Task objective:
Write the material out again in full, word for word. Do not include the pictures.

Provided data:
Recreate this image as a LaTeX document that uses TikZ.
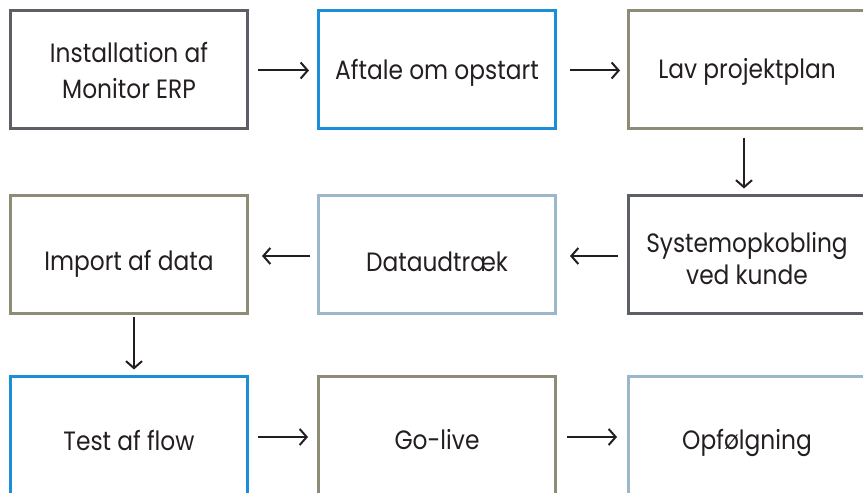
\documentclass[tikz,border=0pt]{standalone}
\usepackage{fontspec}
\setmainfont{Poppins}[FakeStretch=0.88]
\usetikzlibrary{arrows.meta}
\definecolor{cdark}{HTML}{5D5F66}
\definecolor{cblue}{HTML}{1B8ED8}
\definecolor{colive}{HTML}{8E8B76}
\definecolor{clight}{HTML}{9DB7CA}
\definecolor{ctext}{HTML}{231F20}
\tikzset{
  box/.style={draw=#1, line width=3pt, minimum width=237pt, minimum height=118pt, inner sep=0pt},
  txt/.style={align=center, font=\fontsize{26.5}{36}\selectfont, text=ctext, inner sep=0pt},
  flow/.style={draw=ctext, line width=2pt, -{Straight Barb[length=7pt,width=16pt,line width=2pt]}}
}
\begin{document}
\begin{tikzpicture}[x=1pt,y=1pt]
\useasboundingbox (0,0) rectangle (863,493);
\node[box=cdark]  (n1) at (129,423.5) {};
\node[box=cblue]  (n2) at (437,423.5) {};
\node[box=colive] (n3) at (747,423.5) {};
\node[box=colive] (n4) at (129,238) {};
\node[box=clight] (n5) at (437,238) {};
\node[box=cdark]  (n6) at (747,238) {};
\node[box=cblue]  (n7) at (129,57) {};
\node[box=colive] (n8) at (437,57) {};
\node[box=clight] (n9) at (747,57) {};
\node[txt] (t1) at ([yshift=-1pt]n1.center) {Installation af\\Monitor ERP};
\node[txt] (t2) at ([yshift=-3pt]n2.center) {Aftale om opstart};
\node[txt] (t3) at ([yshift=-2pt]n3.center) {Lav projektplan};
\node[txt] (t4) at ([yshift=-9pt]n4.center) {Import af data};
\node[txt] (t5) at ([yshift=-7pt]n5.center) {Dataudtræk};
\node[txt, font=\fontsize{26.5}{32}\selectfont] (t6) at ([yshift=-4pt]n6.center) {Systemopkobling\\ved kunde};
\node[txt] (t7) at ([yshift=-4pt]n7.center) {Test af flow};
\node[txt] (t8) at ([yshift=-4pt]n8.center) {Go-live};
\node[txt] (t9) at ([yshift=-7pt]n9.center) {Opfølgning};
\draw[flow, shorten <=9pt, shorten >=8pt] ([yshift=-1pt]n1.east) -- ([yshift=-1pt]n2.west);
\draw[flow, shorten <=13pt, shorten >=7pt] ([yshift=-1pt]n2.east) -- ([yshift=-1pt]n3.west);
\draw[flow, shorten <=8pt, shorten >=6pt] ([xshift=-3pt]n3.south) -- ([xshift=-3pt]n6.north);
\draw[flow, shorten <=9pt, shorten >=13pt] ([yshift=-1pt]n6.west) -- ([yshift=-1pt]n5.east);
\draw[flow, shorten <=7pt, shorten >=13pt] ([yshift=-1pt]n5.west) -- ([yshift=-1pt]n4.east);
\draw[flow, shorten <=2pt, shorten >=6pt] ([xshift=5pt]n4.south) -- ([xshift=5pt]n7.north);
\draw[flow, shorten <=9pt, shorten >=9pt] ([yshift=-1pt]n7.east) -- ([yshift=-1pt]n8.west);
\draw[flow, shorten <=10pt, shorten >=10pt] ([yshift=-1pt]n8.east) -- ([yshift=-1pt]n9.west);
\end{tikzpicture}
\end{document}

Exercise response:
Recreate this image as a LaTeX document that uses TikZ.
\documentclass[tikz,border=0pt]{standalone}
\usepackage{fontspec}
\setmainfont{Poppins}[FakeStretch=0.88]
\usetikzlibrary{arrows.meta}
\definecolor{cdark}{HTML}{5D5F66}
\definecolor{cblue}{HTML}{1B8ED8}
\definecolor{colive}{HTML}{8E8B76}
\definecolor{clight}{HTML}{9DB7CA}
\definecolor{ctext}{HTML}{231F20}
\tikzset{
  box/.style={draw=#1, line width=3pt, minimum width=237pt, minimum height=118pt, inner sep=0pt},
  txt/.style={align=center, font=\fontsize{26.5}{36}\selectfont, text=ctext, inner sep=0pt},
  flow/.style={draw=ctext, line width=2pt, -{Straight Barb[length=7pt,width=16pt,line width=2pt]}}
}
\begin{document}
\begin{tikzpicture}[x=1pt,y=1pt]
\useasboundingbox (0,0) rectangle (863,493);
\node[box=cdark]  (n1) at (129,423.5) {};
\node[box=cblue]  (n2) at (437,423.5) {};
\node[box=colive] (n3) at (747,423.5) {};
\node[box=colive] (n4) at (129,238) {};
\node[box=clight] (n5) at (437,238) {};
\node[box=cdark]  (n6) at (747,238) {};
\node[box=cblue]  (n7) at (129,57) {};
\node[box=colive] (n8) at (437,57) {};
\node[box=clight] (n9) at (747,57) {};
\node[txt] (t1) at ([yshift=-1pt]n1.center) {Installation af\\Monitor ERP};
\node[txt] (t2) at ([yshift=-3pt]n2.center) {Aftale om opstart};
\node[txt] (t3) at ([yshift=-2pt]n3.center) {Lav projektplan};
\node[txt] (t4) at ([yshift=-9pt]n4.center) {Import af data};
\node[txt] (t5) at ([yshift=-7pt]n5.center) {Dataudtræk};
\node[txt, font=\fontsize{26.5}{32}\selectfont] (t6) at ([yshift=-4pt]n6.center) {Systemopkobling\\ved kunde};
\node[txt] (t7) at ([yshift=-4pt]n7.center) {Test af flow};
\node[txt] (t8) at ([yshift=-4pt]n8.center) {Go-live};
\node[txt] (t9) at ([yshift=-7pt]n9.center) {Opfølgning};
\draw[flow, shorten <=9pt, shorten >=8pt] ([yshift=-1pt]n1.east) -- ([yshift=-1pt]n2.west);
\draw[flow, shorten <=13pt, shorten >=7pt] ([yshift=-1pt]n2.east) -- ([yshift=-1pt]n3.west);
\draw[flow, shorten <=8pt, shorten >=6pt] ([xshift=-3pt]n3.south) -- ([xshift=-3pt]n6.north);
\draw[flow, shorten <=9pt, shorten >=13pt] ([yshift=-1pt]n6.west) -- ([yshift=-1pt]n5.east);
\draw[flow, shorten <=7pt, shorten >=13pt] ([yshift=-1pt]n5.west) -- ([yshift=-1pt]n4.east);
\draw[flow, shorten <=2pt, shorten >=6pt] ([xshift=5pt]n4.south) -- ([xshift=5pt]n7.north);
\draw[flow, shorten <=9pt, shorten >=9pt] ([yshift=-1pt]n7.east) -- ([yshift=-1pt]n8.west);
\draw[flow, shorten <=10pt, shorten >=10pt] ([yshift=-1pt]n8.east) -- ([yshift=-1pt]n9.west);
\end{tikzpicture}
\end{document}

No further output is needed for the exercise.